> _JOB_:
Please quote exactly the opening lines of the data, from the first line to the one where "HATCH_HI = [7, 7, 7]" appears.

> _DATASET EXTRACT_:

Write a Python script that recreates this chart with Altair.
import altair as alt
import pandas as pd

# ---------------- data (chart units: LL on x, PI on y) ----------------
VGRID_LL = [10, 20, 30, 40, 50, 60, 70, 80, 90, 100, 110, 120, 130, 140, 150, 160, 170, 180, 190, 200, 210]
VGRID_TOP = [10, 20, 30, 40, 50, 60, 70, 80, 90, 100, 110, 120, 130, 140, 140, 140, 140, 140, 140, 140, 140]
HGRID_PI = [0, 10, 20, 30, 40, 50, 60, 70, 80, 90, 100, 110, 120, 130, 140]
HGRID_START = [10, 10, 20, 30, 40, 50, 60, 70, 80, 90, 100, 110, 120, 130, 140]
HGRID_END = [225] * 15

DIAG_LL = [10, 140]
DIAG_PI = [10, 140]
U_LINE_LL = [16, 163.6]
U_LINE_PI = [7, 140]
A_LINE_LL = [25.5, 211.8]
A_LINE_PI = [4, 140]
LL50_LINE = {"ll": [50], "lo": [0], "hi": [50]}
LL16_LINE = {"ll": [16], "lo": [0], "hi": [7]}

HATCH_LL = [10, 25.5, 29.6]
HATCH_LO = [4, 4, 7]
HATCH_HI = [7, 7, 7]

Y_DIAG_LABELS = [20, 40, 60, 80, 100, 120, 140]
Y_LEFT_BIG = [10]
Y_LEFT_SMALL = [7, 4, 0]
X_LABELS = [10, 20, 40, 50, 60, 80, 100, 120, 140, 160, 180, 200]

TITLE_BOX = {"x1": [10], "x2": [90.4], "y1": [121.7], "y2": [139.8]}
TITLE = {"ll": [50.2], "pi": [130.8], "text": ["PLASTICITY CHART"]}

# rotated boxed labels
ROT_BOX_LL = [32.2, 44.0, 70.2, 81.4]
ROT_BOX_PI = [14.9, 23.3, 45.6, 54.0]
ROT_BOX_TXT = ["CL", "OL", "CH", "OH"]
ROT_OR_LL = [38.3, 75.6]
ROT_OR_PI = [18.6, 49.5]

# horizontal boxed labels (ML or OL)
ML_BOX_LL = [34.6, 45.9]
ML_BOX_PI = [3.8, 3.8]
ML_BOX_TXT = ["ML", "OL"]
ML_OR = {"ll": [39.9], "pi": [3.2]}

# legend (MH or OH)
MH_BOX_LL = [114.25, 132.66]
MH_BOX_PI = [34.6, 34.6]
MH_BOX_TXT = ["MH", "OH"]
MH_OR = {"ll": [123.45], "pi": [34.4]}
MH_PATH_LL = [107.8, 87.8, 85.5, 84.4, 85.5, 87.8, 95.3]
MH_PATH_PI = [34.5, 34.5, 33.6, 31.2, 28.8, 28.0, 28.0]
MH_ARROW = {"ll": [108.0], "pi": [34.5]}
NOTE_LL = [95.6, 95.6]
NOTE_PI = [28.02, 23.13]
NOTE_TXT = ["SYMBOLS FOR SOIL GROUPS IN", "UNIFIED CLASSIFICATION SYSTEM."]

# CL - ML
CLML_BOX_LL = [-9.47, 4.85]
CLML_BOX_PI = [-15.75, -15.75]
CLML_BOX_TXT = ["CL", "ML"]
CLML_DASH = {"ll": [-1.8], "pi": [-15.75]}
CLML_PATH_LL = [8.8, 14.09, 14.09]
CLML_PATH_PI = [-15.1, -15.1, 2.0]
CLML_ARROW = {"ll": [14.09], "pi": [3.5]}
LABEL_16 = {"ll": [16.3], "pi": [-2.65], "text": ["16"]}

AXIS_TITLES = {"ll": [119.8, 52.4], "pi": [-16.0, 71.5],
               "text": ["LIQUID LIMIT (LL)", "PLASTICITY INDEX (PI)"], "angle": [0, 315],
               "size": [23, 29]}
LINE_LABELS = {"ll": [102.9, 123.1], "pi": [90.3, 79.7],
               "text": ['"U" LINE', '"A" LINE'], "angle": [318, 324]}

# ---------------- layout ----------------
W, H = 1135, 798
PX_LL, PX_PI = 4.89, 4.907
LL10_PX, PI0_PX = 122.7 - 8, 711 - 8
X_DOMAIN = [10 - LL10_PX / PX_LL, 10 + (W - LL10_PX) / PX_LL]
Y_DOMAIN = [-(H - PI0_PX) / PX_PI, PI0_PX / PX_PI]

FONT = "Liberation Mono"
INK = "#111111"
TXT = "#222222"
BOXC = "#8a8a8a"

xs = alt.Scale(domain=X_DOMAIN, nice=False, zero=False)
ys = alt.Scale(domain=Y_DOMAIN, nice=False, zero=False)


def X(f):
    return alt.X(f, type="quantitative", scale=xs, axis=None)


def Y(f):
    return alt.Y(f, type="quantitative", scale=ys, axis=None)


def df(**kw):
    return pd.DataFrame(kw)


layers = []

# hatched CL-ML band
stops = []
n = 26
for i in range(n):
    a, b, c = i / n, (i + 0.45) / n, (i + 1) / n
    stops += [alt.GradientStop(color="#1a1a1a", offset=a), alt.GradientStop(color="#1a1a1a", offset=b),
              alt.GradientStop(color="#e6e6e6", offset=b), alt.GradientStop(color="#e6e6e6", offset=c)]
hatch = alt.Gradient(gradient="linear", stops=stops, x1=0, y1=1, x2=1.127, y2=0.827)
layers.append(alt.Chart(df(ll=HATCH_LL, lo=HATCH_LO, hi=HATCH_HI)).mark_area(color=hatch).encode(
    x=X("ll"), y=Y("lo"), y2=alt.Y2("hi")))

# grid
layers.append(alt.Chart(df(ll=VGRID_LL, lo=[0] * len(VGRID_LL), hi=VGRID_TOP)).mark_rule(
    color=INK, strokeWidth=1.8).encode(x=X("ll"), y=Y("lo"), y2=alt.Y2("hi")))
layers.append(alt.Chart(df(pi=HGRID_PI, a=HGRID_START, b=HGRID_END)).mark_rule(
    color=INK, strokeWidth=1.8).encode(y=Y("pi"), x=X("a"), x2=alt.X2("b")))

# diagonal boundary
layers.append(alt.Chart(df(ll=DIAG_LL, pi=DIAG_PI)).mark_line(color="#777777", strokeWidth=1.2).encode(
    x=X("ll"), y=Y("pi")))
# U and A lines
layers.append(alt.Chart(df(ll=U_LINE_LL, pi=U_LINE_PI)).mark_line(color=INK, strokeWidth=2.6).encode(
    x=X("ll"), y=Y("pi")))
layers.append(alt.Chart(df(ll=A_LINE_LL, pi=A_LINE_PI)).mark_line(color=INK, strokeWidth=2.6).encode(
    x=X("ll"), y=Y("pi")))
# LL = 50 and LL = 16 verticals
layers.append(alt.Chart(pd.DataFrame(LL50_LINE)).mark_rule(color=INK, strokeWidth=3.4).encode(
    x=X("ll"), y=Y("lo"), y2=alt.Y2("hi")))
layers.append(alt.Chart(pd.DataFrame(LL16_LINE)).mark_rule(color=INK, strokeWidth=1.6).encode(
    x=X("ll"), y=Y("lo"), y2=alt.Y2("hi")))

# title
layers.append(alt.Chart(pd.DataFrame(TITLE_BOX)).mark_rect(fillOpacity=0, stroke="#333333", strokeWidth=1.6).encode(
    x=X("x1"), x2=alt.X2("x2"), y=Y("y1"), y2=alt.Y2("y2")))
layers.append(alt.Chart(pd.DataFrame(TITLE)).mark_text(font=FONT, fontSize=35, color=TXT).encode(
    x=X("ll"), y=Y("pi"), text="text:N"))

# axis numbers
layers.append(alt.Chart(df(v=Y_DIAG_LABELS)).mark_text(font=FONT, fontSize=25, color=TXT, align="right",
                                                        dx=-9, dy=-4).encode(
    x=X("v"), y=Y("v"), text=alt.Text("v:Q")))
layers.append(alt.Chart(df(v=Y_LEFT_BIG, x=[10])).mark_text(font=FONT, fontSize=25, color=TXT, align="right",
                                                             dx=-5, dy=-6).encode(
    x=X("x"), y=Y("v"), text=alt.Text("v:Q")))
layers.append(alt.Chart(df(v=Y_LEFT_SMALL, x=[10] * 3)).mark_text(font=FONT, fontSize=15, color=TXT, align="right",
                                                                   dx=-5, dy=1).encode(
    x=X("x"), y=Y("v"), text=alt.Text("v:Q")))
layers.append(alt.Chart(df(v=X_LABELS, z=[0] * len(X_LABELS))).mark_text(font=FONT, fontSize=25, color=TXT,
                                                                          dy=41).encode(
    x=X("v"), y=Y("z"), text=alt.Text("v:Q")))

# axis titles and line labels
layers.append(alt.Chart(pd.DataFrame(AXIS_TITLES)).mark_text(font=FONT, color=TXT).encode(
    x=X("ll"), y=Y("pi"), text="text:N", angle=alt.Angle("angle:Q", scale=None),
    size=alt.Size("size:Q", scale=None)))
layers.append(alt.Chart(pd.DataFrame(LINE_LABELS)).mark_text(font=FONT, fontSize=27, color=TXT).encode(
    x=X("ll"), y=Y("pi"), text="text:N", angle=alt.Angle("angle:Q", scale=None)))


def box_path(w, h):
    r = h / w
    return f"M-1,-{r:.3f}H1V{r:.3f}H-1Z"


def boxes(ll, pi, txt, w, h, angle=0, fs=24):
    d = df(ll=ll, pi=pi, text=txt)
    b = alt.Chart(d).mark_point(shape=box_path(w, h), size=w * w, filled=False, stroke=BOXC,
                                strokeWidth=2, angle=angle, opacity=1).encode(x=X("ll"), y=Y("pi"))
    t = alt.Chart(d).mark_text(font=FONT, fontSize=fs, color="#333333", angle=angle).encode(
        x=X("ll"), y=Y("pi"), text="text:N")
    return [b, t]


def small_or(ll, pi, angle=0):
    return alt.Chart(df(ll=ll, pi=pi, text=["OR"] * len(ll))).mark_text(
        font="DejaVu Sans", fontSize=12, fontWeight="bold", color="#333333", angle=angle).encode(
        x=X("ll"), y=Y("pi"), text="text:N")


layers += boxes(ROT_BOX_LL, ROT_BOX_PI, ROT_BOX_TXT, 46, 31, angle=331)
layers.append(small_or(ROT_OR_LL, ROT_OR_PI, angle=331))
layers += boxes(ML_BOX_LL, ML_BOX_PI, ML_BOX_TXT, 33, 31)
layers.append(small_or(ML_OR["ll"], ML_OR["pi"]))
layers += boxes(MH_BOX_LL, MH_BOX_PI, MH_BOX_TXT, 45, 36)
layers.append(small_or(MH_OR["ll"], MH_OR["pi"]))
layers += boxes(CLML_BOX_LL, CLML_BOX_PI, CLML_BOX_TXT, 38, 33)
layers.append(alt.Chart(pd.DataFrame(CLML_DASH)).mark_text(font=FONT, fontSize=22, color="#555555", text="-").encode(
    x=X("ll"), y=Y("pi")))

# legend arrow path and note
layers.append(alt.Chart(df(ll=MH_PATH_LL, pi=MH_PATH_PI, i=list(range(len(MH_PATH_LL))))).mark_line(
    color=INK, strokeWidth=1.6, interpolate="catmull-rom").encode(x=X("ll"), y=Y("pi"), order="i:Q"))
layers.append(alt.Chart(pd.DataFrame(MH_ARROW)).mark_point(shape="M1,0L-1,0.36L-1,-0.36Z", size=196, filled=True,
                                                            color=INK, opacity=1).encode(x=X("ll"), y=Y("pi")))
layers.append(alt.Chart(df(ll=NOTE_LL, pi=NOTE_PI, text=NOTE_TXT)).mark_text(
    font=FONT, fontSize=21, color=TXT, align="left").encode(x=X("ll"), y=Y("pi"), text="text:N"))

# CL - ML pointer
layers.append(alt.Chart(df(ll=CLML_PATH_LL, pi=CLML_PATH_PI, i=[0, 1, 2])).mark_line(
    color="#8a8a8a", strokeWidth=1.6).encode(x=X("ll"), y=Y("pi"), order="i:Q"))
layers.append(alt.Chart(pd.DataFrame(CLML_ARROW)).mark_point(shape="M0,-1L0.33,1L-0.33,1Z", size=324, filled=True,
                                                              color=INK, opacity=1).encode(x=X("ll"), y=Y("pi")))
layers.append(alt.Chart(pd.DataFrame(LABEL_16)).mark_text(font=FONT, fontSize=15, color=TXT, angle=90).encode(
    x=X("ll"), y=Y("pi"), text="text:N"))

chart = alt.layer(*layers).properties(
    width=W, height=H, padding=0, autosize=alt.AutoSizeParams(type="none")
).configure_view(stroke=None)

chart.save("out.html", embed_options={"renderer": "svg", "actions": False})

> _THE SOLUTION_:
Write a Python script that recreates this chart with Altair.
import altair as alt
import pandas as pd

# ---------------- data (chart units: LL on x, PI on y) ----------------
VGRID_LL = [10, 20, 30, 40, 50, 60, 70, 80, 90, 100, 110, 120, 130, 140, 150, 160, 170, 180, 190, 200, 210]
VGRID_TOP = [10, 20, 30, 40, 50, 60, 70, 80, 90, 100, 110, 120, 130, 140, 140, 140, 140, 140, 140, 140, 140]
HGRID_PI = [0, 10, 20, 30, 40, 50, 60, 70, 80, 90, 100, 110, 120, 130, 140]
HGRID_START = [10, 10, 20, 30, 40, 50, 60, 70, 80, 90, 100, 110, 120, 130, 140]
HGRID_END = [225] * 15

DIAG_LL = [10, 140]
DIAG_PI = [10, 140]
U_LINE_LL = [16, 163.6]
U_LINE_PI = [7, 140]
A_LINE_LL = [25.5, 211.8]
A_LINE_PI = [4, 140]
LL50_LINE = {"ll": [50], "lo": [0], "hi": [50]}
LL16_LINE = {"ll": [16], "lo": [0], "hi": [7]}

HATCH_LL = [10, 25.5, 29.6]
HATCH_LO = [4, 4, 7]
HATCH_HI = [7, 7, 7]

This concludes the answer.